No hay acuerdo sobre la resignificación del término anfitrión, si bien se acepta que su origen está en aquel mitológico rey de Tirinto, Anfitrión, famoso por los generosos banquetes que ofrecía en palacio a sus invitados, aunque más aún por que Zeusse hiciera pasar por él aprovechando su ausencia para gozarse a su bella esposa.
El caso es que lo de ser anfitrión se ha refinado cada vez más y, llevado a su máxima expresión, es algo fundamental en las relaciones internacionales. El peso de una nación y su consideración en la sociedad global vienen determinados en buena medida por los huéspedes que recibe. Lo vemos estos días, sin ir más lejos, en ese inquietante Despacho Oval por el que desfilan como corderos hacia el matadero los líderes mundiales a hacerle la reverencia a Trump, o lo comprobamos de continuo en París, donde un Macron en horas bajas nunca desaprovecha la ocasión, como volverá a hacer hoy mismo, de erigirse en anfitrión para la cumbre de mandatarios que sea, con tal de que Francia siga siendo identificada con su gloriosa grandeur. De ilusión también se vive.
No hace falta abundar más para entender que, así las cosas, el Reino de España vive en una anomalía inexplicable cuando va ya camino de ¡dos años! sin acoger una visita de Estado, esto es, sin recibir a ningún líder extranjero en un viaje del máximo rango diplomático. El asunto nos sitúa una vez más ante el desastre que domina hoy el ministerio que dirige Robespierre Albares, más preocupado en jugar al Gran Hermano con nuestros embajadores que en afinar las líneas maestras de una política exterior que dé su lugar a España. Pero la cosa deja también a los pies de los caballos al Rey, como representante máximo de lo que aquí nos ocupa. Sabido es que, desde su llegada a La Moncloa, Sánchez ejerce como el jefe de Estado que no es en su ambición de estadista que recorre el mapa mundi, negándole a Don Felipe el pan y la sal.
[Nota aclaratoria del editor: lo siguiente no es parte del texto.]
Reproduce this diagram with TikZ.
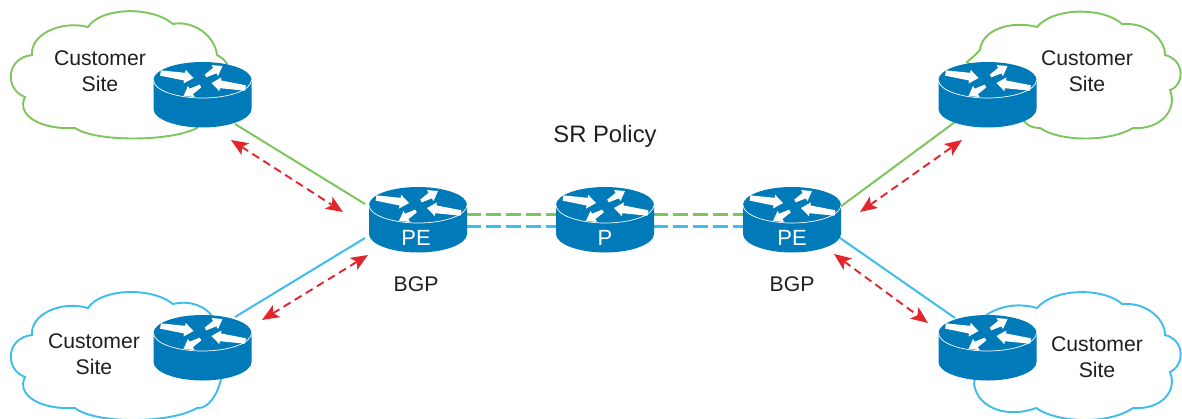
\documentclass[tikz,border=0pt]{standalone}
\usepackage{fontspec}
\setmainfont{Liberation Sans}
\usetikzlibrary{arrows.meta}
\definecolor{routerblue}{HTML}{007AB8}
\definecolor{cloudgreen}{HTML}{7DC55C}
\definecolor{cloudblue}{HTML}{3DBDEA}
\definecolor{arrowred}{HTML}{E3262B}
\newcommand{\routerarrow}[4]{%
  \pgfmathsetmacro{\rlen}{veclen(#3-#1,#4-#2)}%
  \pgfmathsetmacro{\rux}{(#3-#1)/\rlen}%
  \pgfmathsetmacro{\ruy}{(#4-#2)/\rlen}%
  \pgfmathsetmacro{\rnx}{-\ruy}%
  \pgfmathsetmacro{\rny}{\rux}%
  \pgfmathsetmacro{\nkx}{#3-9*\rux}%
  \pgfmathsetmacro{\nky}{#4-9*\ruy}%
  \pgfmathsetmacro{\rtl}{0.08*\rlen}%
  \pgfmathsetmacro{\rnk}{2.2+0.05*\rlen}%
  \pgfmathsetmacro{\rhd}{5.6+0.04*\rlen}%
  \fill[white] (#3,#4)
    -- ({\nkx+\rhd*\rnx},{\nky+\rhd*\rny})
    -- ({\nkx+\rnk*\rnx},{\nky+\rnk*\rny})
    -- ({#1+\rtl*\rnx},{#2+\rtl*\rny})
    -- ({#1-\rtl*\rnx},{#2-\rtl*\rny})
    -- ({\nkx-\rnk*\rnx},{\nky-\rnk*\rny})
    -- ({\nkx-\rhd*\rnx},{\nky-\rhd*\rny}) -- cycle;}
\tikzset{
  router/.pic={
    \fill[routerblue] (-49,0) .. controls (-49,-10) and (-27,-18) .. (0,-18)
      .. controls (27,-18) and (49,-10) .. (49,0) -- (49,29)
      .. controls (49,39) and (27,47.5) .. (0,47.5)
      .. controls (-27,47.5) and (-49,39) .. (-49,29) -- cycle;
    \draw[white,line width=0.7] (-49,0) .. controls (-49,10) and (-27,18) .. (0,18)
      .. controls (27,18) and (49,10) .. (49,0);
    \routerarrow{-42}{-7}{-9}{-2}
    \routerarrow{3}{-4}{20}{-14}
    \routerarrow{43}{8}{9}{3}
    \routerarrow{-2}{6}{-19}{16}
  },
  routerbox/.style={minimum width=98pt,minimum height=66pt,inner sep=0pt,outer sep=0pt},
  greencloud/.style={line width=1.9,draw=cloudgreen,fill=white},
  bluecloud/.style={line width=1.9,draw=cloudblue,fill=white},
  linkline/.style={line width=2},
  pathdash/.style={line width=2.1,dash pattern=on 15pt off 5pt},
  redarrow/.style={arrowred,line width=1.9,dash pattern=on 8pt off 5pt,
    arrows={Stealth[length=17pt,width=14pt,inset=4pt]-Stealth[length=17pt,width=14pt,inset=4pt]}},
  labeltext/.style={font=\fontsize{21.2}{24}\selectfont,text=black!88,inner sep=0pt,align=center},
  policytext/.style={font=\fontsize{23.8}{26}\selectfont,text=black!88,inner sep=0pt},
  routerlabel/.style={font=\fontsize{22}{24}\selectfont,text=white,inner sep=0pt}
}
\begin{document}
\begin{tikzpicture}[x=1pt,y=-1pt]
\path[use as bounding box,clip] (0,0) rectangle (1182,418);
% clouds
\draw[greencloud] (88,27) .. controls (100,8) and (150,5) .. (173,24)
  .. controls (192,20) and (215,35) .. (217,55) .. controls (221,57) and (225,60) .. (227,64)
  -- (197,128) .. controls (170,142) and (95,142) .. (75,128)
  .. controls (40,130) and (16,115) .. (25,97)
  .. controls (5,90) and (5,58) .. (32,55)
  .. controls (30,35) and (60,20) .. (88,27) -- cycle;
\draw[bluecloud] (88,308) .. controls (100,289) and (150,286) .. (173,304)
  .. controls (190,300) and (205,306) .. (212,316) -- (222,360)
  .. controls (225,385) and (210,410) .. (197,408)
  .. controls (170,424) and (95,424) .. (75,408)
  .. controls (40,410) and (16,395) .. (25,377)
  .. controls (5,370) and (5,338) .. (32,335)
  .. controls (30,315) and (60,300) .. (88,308) -- cycle;
\draw[greencloud] (967,62) .. controls (972,58) and (976,54) .. (980,50)
  .. controls (982,30) and (1010,20) .. (1037,27)
  .. controls (1055,6) and (1105,8) .. (1122,24)
  .. controls (1145,22) and (1165,38) .. (1165,55)
  .. controls (1185,60) and (1185,85) .. (1170,90)
  .. controls (1178,110) and (1160,130) .. (1133,128)
  .. controls (1110,142) and (1060,142) .. (1040,128)
  .. controls (1033,128) and (1028,126) .. (1025,122) -- cycle;
\draw[bluecloud] (985,316) .. controls (1000,305) and (1020,303) .. (1037,308)
  .. controls (1055,287) and (1105,288) .. (1122,304)
  .. controls (1145,302) and (1165,318) .. (1165,335)
  .. controls (1185,340) and (1185,365) .. (1170,372)
  .. controls (1178,392) and (1160,410) .. (1133,408)
  .. controls (1110,424) and (1060,424) .. (1036,408)
  .. controls (1010,418) and (978,410) .. (974,384) -- cycle;
% link end points
\coordinate (tlin) at (235,124);
\coordinate (tlend) at (365,204);
\coordinate (blin) at (235,317);
\coordinate (blend) at (365,238);
\coordinate (trin) at (955,122);
\coordinate (trend) at (840,207);
\coordinate (brin) at (955,318);
\coordinate (brend) at (840,238);
\coordinate (gL) at (466,214.5);
\coordinate (gPa) at (557,214.5);
\coordinate (gPb) at (653,214.5);
\coordinate (gR) at (744,214.5);
\coordinate (bL) at (466,226.5);
\coordinate (bPa) at (557,226.5);
\coordinate (bPb) at (653,226.5);
\coordinate (bR) at (744,226.5);
\coordinate (r1a) at (231,140);
\coordinate (r1b) at (343,212);
\coordinate (r2a) at (262,320);
\coordinate (r2b) at (368,255);
\coordinate (r3a) at (860,212);
\coordinate (r3b) at (962,140);
\coordinate (r4a) at (834,254);
\coordinate (r4b) at (928,323);
% links
\draw[linkline,cloudgreen] (tlin) -- (tlend);
\draw[linkline,cloudblue] (blin) -- (blend);
\draw[linkline,cloudgreen] (trin) -- (trend);
\draw[linkline,cloudblue] (brin) -- (brend);
\draw[pathdash,cloudgreen] (gL) -- (gPa);
\draw[pathdash,cloudgreen] (gPb) -- (gR);
\draw[pathdash,cloudblue] (bL) -- (bPa);
\draw[pathdash,cloudblue] (bPb) -- (bR);
\draw[redarrow] (r1a) -- (r1b);
\draw[redarrow] (r2a) -- (r2b);
\draw[redarrow] (r3a) -- (r3b);
\draw[redarrow] (r4a) -- (r4b);
% routers
\pic at (202.5,80) {router};
\pic at (202.5,333) {router};
\pic at (987.5,80) {router};
\pic at (987.5,333) {router};
\pic at (418,205) {router};
\pic at (605,205) {router};
\pic at (792,205) {router};
\node[routerbox] (routerTL) at (202.5,95) {};
\node[routerbox] (routerBL) at (202.5,348) {};
\node[routerbox] (routerTR) at (987.5,95) {};
\node[routerbox] (routerBR) at (987.5,348) {};
\node[routerbox] (routerPEL) at (418,220) {};
\node[routerbox] (routerP) at (605,220) {};
\node[routerbox] (routerPER) at (792,220) {};
% labels
\node[routerlabel] (labelPEL) at (416,238) {PE};
\node[routerlabel] (labelP) at (605,238) {P};
\node[routerlabel] (labelPER) at (792,238) {PE};
\node[labeltext] (siteTL1) at (100,58) {Customer};
\node[labeltext] (siteTL2) at (100,84) {Site};
\node[labeltext] (siteBL1) at (94,341) {Customer};
\node[labeltext] (siteBL2) at (94,367) {Site};
\node[labeltext] (siteTR1) at (1087,58) {Customer};
\node[labeltext] (siteTR2) at (1087,84) {Site};
\node[labeltext] (siteBR1) at (1097,344) {Customer};
\node[labeltext] (siteBR2) at (1097,370) {Site};
\node[policytext] (policy) at (605,136) {SR Policy};
\node[labeltext] (bgpL) at (416,284) {BGP};
\node[labeltext] (bgpR) at (792,284) {BGP};
\end{tikzpicture}
\end{document}
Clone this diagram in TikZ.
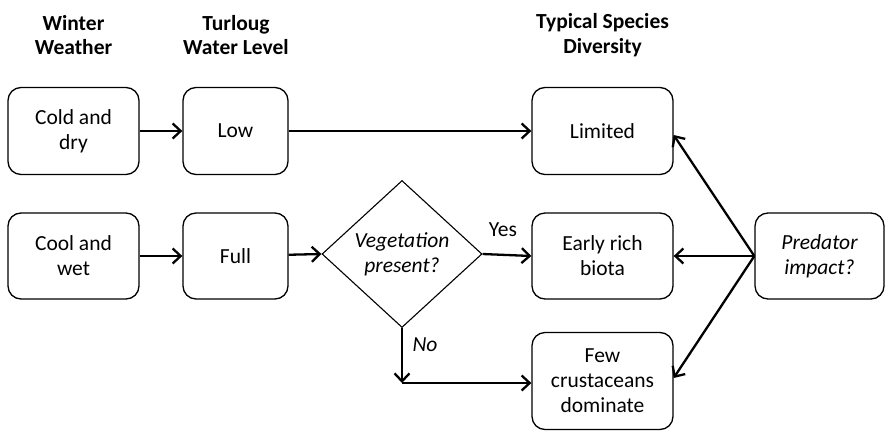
\documentclass[tikz,border=0pt]{standalone}
\usepackage{fontspec}
\setmainfont{Carlito}
\usetikzlibrary{shapes.geometric,arrows.meta}
\begin{document}
\begin{tikzpicture}[x=1pt,y=-1pt,
  box/.style={draw,line width=1.3pt,rounded corners=13pt,inner sep=0pt,align=center,font=\fontsize{21.5}{25}\selectfont},
  head/.style={align=center,font=\fontsize{21.5}{24.5}\selectfont\bfseries},
  conn/.style={line width=2.3pt,-{Straight Barb[length=8pt,width=15pt]}},
  lbl/.style={font=\fontsize{21.5}{25}\selectfont}]
\useasboundingbox (0,0) rectangle (885,431);
\node[head] (h1) at (73.5,35) {Winter\\Weather};
\node[head] (h2) at (236,35) {Turloug\\Water Level};
\node[head] (h3) at (602.5,35) {Typical Species\\Diversity};
\node[box,minimum width=131pt,minimum height=87pt] (cd) at (73.5,131) {Cold and\\dry};
\node[box,minimum width=105pt,minimum height=87pt] (low) at (235.5,131) {Low};
\node[box,minimum width=141pt,minimum height=87pt] (lim) at (602.5,131) {Limited};
\node[box,minimum width=131pt,minimum height=86pt] (cw) at (73.5,256) {Cool and\\wet};
\node[box,minimum width=105pt,minimum height=86pt] (full) at (235.5,256) {Full};
\node[draw,diamond,line width=1.1pt,inner sep=0pt,minimum width=160pt,minimum height=147pt,align=center,font=\fontsize{21.5}{25}\selectfont\itshape] (dia) at (402,254) {Vegetation\\present?};
\node[box,minimum width=141pt,minimum height=86pt] (early) at (602.5,256) {Early rich\\biota};
\node[box,minimum width=141pt,minimum height=97pt] (few) at (602.5,381) {Few\\crustaceans\\dominate};
\node[box,minimum width=129pt,minimum height=86pt,font=\fontsize{21.5}{25}\selectfont\itshape] (pred) at (819.5,256) {Predator\\impact?};
\coordinate (corner) at (402,383);
\draw[conn] (cd) -- (low);
\draw[conn] (low) -- (lim);
\draw[conn] (cw) -- (full);
\draw[conn] (full) -- (dia.west);
\draw[conn] (dia.east) -- (early.west);
\node[lbl] (yes) at (503,230) {Yes};
\draw[conn] (dia.south) -- (corner);
\draw[conn] (corner) -- (few.west |- corner);
\node[lbl,font=\fontsize{21.5}{25}\selectfont\itshape] (no) at (425,345) {No};
\draw[conn] (pred.west) -- ([yshift=-4pt]lim.east);
\draw[conn] (pred.west) -- (early.east);
\draw[conn] (pred.west) -- ([yshift=3pt]few.east);
\end{tikzpicture}
\end{document}
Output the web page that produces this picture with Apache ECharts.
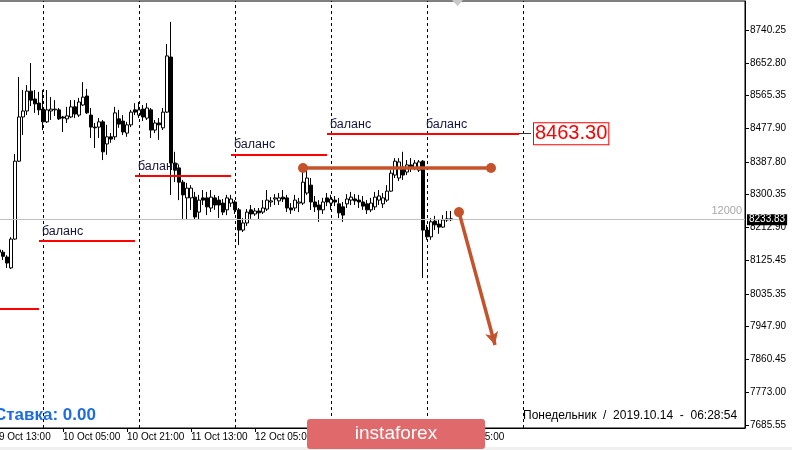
<!DOCTYPE html>
<html>
<head>
<meta charset="utf-8">
<script src="https://cdn.jsdelivr.net/npm/echarts@6/dist/echarts.min.js"></script>
<style>
html,body{margin:0;padding:0;background:#fff;}
#chart{width:792px;height:450px;}
</style>
</head>
<body>
<div id="chart"></div>
<script>
// ---- time axis (hourly bars, first category = 9 Oct 13:00) ----
const monthNames = ['Jan','Feb','Mar','Apr','May','Jun','Jul','Aug','Sep','Oct','Nov','Dec'];
const firstBar = Date.UTC(2019, 9, 9, 13);
const barCount = 187;
function pad(n){return (n<10?'0':'')+n;}
const categories = [];
for (let i = 0; i < barCount; i++) {
  const d = new Date(firstBar + i * 3600000);
  categories.push(d.getUTCDate() + ' ' + monthNames[d.getUTCMonth()] + ' ' + pad(d.getUTCHours()) + ':00');
}
const xTickLabels = ['9 Oct 13:00','10 Oct 05:00','10 Oct 21:00','11 Oct 13:00','12 Oct 05:00','12 Oct 21:00','13 Oct 13:00','14 Oct 05:00'];
const yTickLabels = [7685.55, 7773.00, 7860.45, 7947.90, 8035.35, 8125.45, 8212.90, 8300.35, 8387.80, 8477.90, 8565.35, 8652.80, 8740.25];

// ---- H1 candles [open, close, low, high] from 9 Oct 13:00 ----
const candles = [
[8153,8147,8136,8158],[8147,8136,8126,8153],[8134,8118,8105,8139],[8105,8182,8102,8187],
[8182,8390,8180,8409],[8390,8508,8388,8615],[8508,8524,8460,8580],[8524,8577,8513,8593],
[8577,8553,8537,8652],[8556,8543,8519,8580],[8545,8527,8513,8575],
[8529,8495,8473,8580],[8495,8527,8492,8580],[8524,8529,8500,8561],[8527,8529,8511,8553],
[8527,8503,8500,8532],[8508,8505,8468,8511],[8503,8511,8492,8535],[8508,8535,8505,8553],
[8535,8516,8505,8553],[8513,8548,8508,8559],[8540,8561,8537,8601],[8564,8519,8516,8583],
[8513,8481,8452,8532],[8481,8479,8425,8492],[8481,8495,8452,8505],[8495,8415,8393,8500],
[8436,8455,8407,8487],[8455,8449,8439,8465],[8455,8519,8447,8535],[8503,8489,8479,8527],
[8497,8468,8460,8513],[8465,8487,8455,8495],[8487,8521,8481,8527],[8527,8521,8513,8545],
[8513,8527,8505,8548],[8529,8508,8497,8540],[8505,8532,8500,8545],[8527,8473,8452,8532],
[8473,8492,8465,8500],[8492,8487,8447,8505],[8479,8521,8473,8532],[8521,8671,8519,8703],
[8668,8385,8300,8762],[8385,8366,8334,8415],[8372,8334,8286,8380],[8334,8300,8236,8340],
[8292,8318,8233,8332],[8292,8318,8260,8326],[8294,8241,8233,8308],[8254,8286,8233,8300],
[8292,8286,8273,8313],[8292,8268,8246,8308],[8265,8294,8254,8313],[8292,8273,8260,8300],
[8286,8273,8238,8297],[8278,8254,8246,8289],[8260,8292,8246,8300],[8278,8289,8268,8300],
[8281,8260,8249,8286],[8260,8206,8166,8265],[8206,8225,8201,8238],[8225,8254,8217,8262],
[8260,8249,8236,8273],[8249,8257,8244,8265],[8257,8252,8236,8265],[8254,8265,8249,8286],
[8262,8286,8257,8313],[8281,8284,8268,8294],[8289,8292,8273,8302],[8284,8292,8273,8305],
[8294,8289,8281,8313],[8292,8265,8254,8300],[8265,8260,8249,8278],[8265,8286,8257,8300],
[8278,8281,8254,8292],[8278,8334,8273,8374],[8305,8345,8300,8372],[8326,8281,8260,8345],
[8281,8268,8254,8297],[8273,8260,8228,8286],[8260,8281,8249,8292],[8292,8281,8270,8305],
[8278,8289,8260,8300],[8286,8281,8270,8297],[8276,8252,8238,8292],[8268,8246,8228,8281],
[8276,8289,8265,8302],[8286,8294,8273,8308],[8289,8284,8273,8302],[8286,8281,8265,8300],
[8281,8270,8260,8297],[8276,8260,8249,8286],[8260,8278,8254,8292],[8268,8294,8260,8308],
[8286,8297,8273,8313],[8276,8292,8265,8305],[8286,8310,8281,8326],[8310,8358,8308,8366],
[8353,8390,8345,8398],[8345,8388,8337,8398],[8374,8353,8340,8415],[8361,8380,8353,8393],
[8380,8372,8361,8398],[8372,8385,8366,8393],[8366,8388,8361,8393],[8390,8206,8078,8393],
[8206,8188,8180,8220],[8188,8228,8180,8238],[8230,8220,8206,8244],[8222,8214,8196,8233],
[8214,8233,8212,8246],[8233,8236,8228,8257],[8236,8233.83,8230,8257]
];

// ---- annotations ----
const periodSeparators = ['10 Oct 00:00','11 Oct 00:00','12 Oct 00:00','13 Oct 00:00','14 Oct 00:00','15 Oct 00:00'];
const balanceStart = ['9 Oct 13:00','9 Oct 23:00','10 Oct 23:00','11 Oct 23:00','12 Oct 23:00','13 Oct 23:00'];
const balanceEnd   = ['9 Oct 23:00','10 Oct 23:00','11 Oct 23:00','12 Oct 23:00','13 Oct 23:00','14 Oct 23:00'];
const balancePrice = [7995.3, 8176.8, 8350.4, 8407.8, 8463.3, 8463.3];
const balanceText  = ['', 'баланс', 'баланс', 'баланс', 'баланс', 'баланс'];
const priceTag = {from:'14 Oct 23:00', to:'15 Oct 02:00', price:8463.30, text:'8463.30'};
const levelLine = {from:'12 Oct 17:00', to:'14 Oct 16:00', price:8372};
const arrowLine = {from:'14 Oct 08:00', fromPrice:8254, to:'14 Oct 17:00', toPrice:7899};
const lastPrice = 8233.83;
const lineLabel = '12000';

const BROWN = '#c4522b';
const chart = echarts.init(document.getElementById('chart'), null, {renderer:'canvas'});

const balanceData = balancePrice.map((p, i) => [
  {coord:[balanceStart[i], p], label:{show: balanceText[i] !== '', formatter: balanceText[i]}},
  {coord:[balanceEnd[i], p]}
]);

const option = {
  animation: false,
  backgroundColor: '#fff',
  grid: {left: -3, right: 47, top: 1, bottom: 22, show: true, borderColor: '#000', borderWidth: 1, containLabel: false, outerBoundsMode: 'none'},
  xAxis: {
    type: 'category', data: categories, boundaryGap: true,
    axisLine: {show: true, lineStyle: {color: '#000', width: 1}},
    axisTick: {show: true, alignWithLabel: true, length: 4, lineStyle: {color: '#000'},
      interval: (idx, val) => xTickLabels.indexOf(val) >= 0},
    axisLabel: {interval: (idx, val) => xTickLabels.indexOf(val) >= 0, align: 'left', margin: 4,
      color: '#000', fontSize: 10, fontFamily: 'Liberation Sans'},
    splitLine: {show: false}
  },
  yAxis: {
    type: 'value', position: 'right', min: 7677.55, max: 8817.68, scale: true,
    axisLine: {show: true, lineStyle: {color: '#000', width: 1}},
    axisTick: {show: true, length: 4, lineStyle: {color: '#000'}, customValues: yTickLabels},
    axisLabel: {customValues: yTickLabels, formatter: v => v.toFixed(2), color: '#000', fontSize: 10,
      fontFamily: 'Liberation Sans', margin: 5},
    splitLine: {show: false}
  },
  series: [
    {
      type: 'candlestick', data: candles, barWidth: 3, clip: true,
      itemStyle: {color: '#fff', color0: '#000', borderColor: '#000', borderColor0: '#000', borderWidth: 1},
      markLine: {
        symbol: 'none', silent: true, animation: false,
        label: {show: false},
        lineStyle: {color: '#000', type: [3, 3], width: 1},
        data: periodSeparators.map(c => ({xAxis: c}))
      }
    },
    {
      type: 'line', data: [], silent: true,
      markLine: {
        symbol: 'none', silent: true, animation: false,
        data: [
          {yAxis: lastPrice, lineStyle: {color: '#c0c0c0', type: 'solid', width: 1},
           label: {show: true, position: 'insideEndTop', formatter: lineLabel, color: '#a8a8a8', fontSize: 11, fontFamily: 'Liberation Sans', distance: 3}},
          {yAxis: lastPrice, lineStyle: {color: '#c0c0c0', type: 'solid', width: 1},
           label: {show: true, position: 'end', formatter: lastPrice.toFixed(2), color: '#fff', backgroundColor: '#000',
             padding: [1, 2, 0, 2], fontSize: 10, fontFamily: 'Liberation Sans', distance: 2}}
        ]
      }
    },
    {
      type: 'line', data: [], silent: true,
      markLine: {
        symbol: 'none', silent: true, animation: false,
        lineStyle: {color: '#ff0000', type: 'solid', width: 2},
        label: {position: 'insideStartTop', color: '#14143c', fontSize: 12.5, fontFamily: 'Liberation Sans', distance: 3},
        data: balanceData.concat([[
          {coord: [priceTag.from, priceTag.price], lineStyle: {color: '#333', width: 1},
           label: {show: true, position: 'end', formatter: priceTag.text, color: '#ff0000', fontSize: 20,
             fontFamily: 'Liberation Sans', backgroundColor: '#fff', borderColor: '#ff0000', borderWidth: 1,
             padding: [1, 1, 0, 1], distance: 3}},
          {coord: [priceTag.to, priceTag.price]}
        ]])
      }
    },
    {
      type: 'line', data: [], silent: true,
      markLine: {
        silent: true, animation: false,
        label: {show: false},
        lineStyle: {color: BROWN, type: 'solid', width: 3.5},
        data: [
          [{coord: [levelLine.from, levelLine.price], symbol: 'circle', symbolSize: 10},
           {coord: [levelLine.to, levelLine.price], symbol: 'circle', symbolSize: 10}],
          [{coord: [arrowLine.from, arrowLine.fromPrice], symbol: 'circle', symbolSize: 10},
           {coord: [arrowLine.to, arrowLine.toPrice], symbol: 'arrow', symbolSize: [10, 13]}]
        ]
      }
    }
  ],
  graphic: [
    {type: 'rect', x: 0, y: 447, shape: {width: 792, height: 3}, style: {fill: '#f0f0f0'}, silent: true},
    {type: 'polygon', shape: {points: [[452, 0], [463, 0], [457.5, 6]]}, style: {fill: '#c8c8c8'}, silent: true},
    {type: 'text', x: -6, y: 407, style: {text: 'Ставка: 0.00', fill: '#1c6ee0', font: 'bold 17px "Liberation Sans"'}, silent: true},
    {type: 'text', x: 523, y: 410, style: {text: 'Понедельник  /  2019.10.14  -  06:28:54', fill: '#000', font: '12px "Liberation Sans"'}, silent: true},
    {type: 'rect', x: 307, y: 419, shape: {width: 178, height: 30, r: 3}, style: {fill: '#e0696b'}, silent: true, z: 100},
    {type: 'text', x: 396, y: 434, style: {text: 'instaforex', fill: '#fff', font: '19px "Liberation Sans"', align: 'center', verticalAlign: 'middle'}, silent: true, z: 101}
  ]
};
chart.setOption(option);
</script>
</body>
</html>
Si a la vez la Monarquía no recibe visitas de Estado, blanco y en botella, su papel en política exterior se reduce a la minimísima expresión.
Tienen los Reyes en su agenda de esta semana un encuentro, bien importante en el actual contexto trumpiano, con el presidente egipcio Al Sisi. Uno de los dirigentes que, a cuenta gotas, se dejan caer en los últimos tiempos por Madrid, aunque no es su llegada tampoco una visita de Estado, con todo lo que comporta. Para empezar, en formas protocolarias, que en esas ocasiones han de ser exquisitas. Bien está subrayarlo en estos días en los que todo un presidente de la primera democracia recibe como un cowboy sin modales a sus invitados, creyéndose hasta con el derecho a humillarles como hizo días atrás con el rey de Jordania. Cómo vamos a echar de menos el mundo de ayer de Zweig.
Pero volviendo a España. Alguna explicación habría de dar Albares de por qué nuestra última visita de Estado fue la del presidente de Colombia, quien, pese a recibir todos los honores ahora arremete como un loco contra la llegada a uno de sus puertos de la Princesa de Asturias. Más nos valdría un reseteo en Exteriores de arriba a abajo y que repensemos nuestras relaciones bilaterales, en vez de pretender organizar cumbres como la iberoamericana en la que, a lo peor, y a este paso, al Rey le toca hacerse la foto solo con el primer ministro andorrano.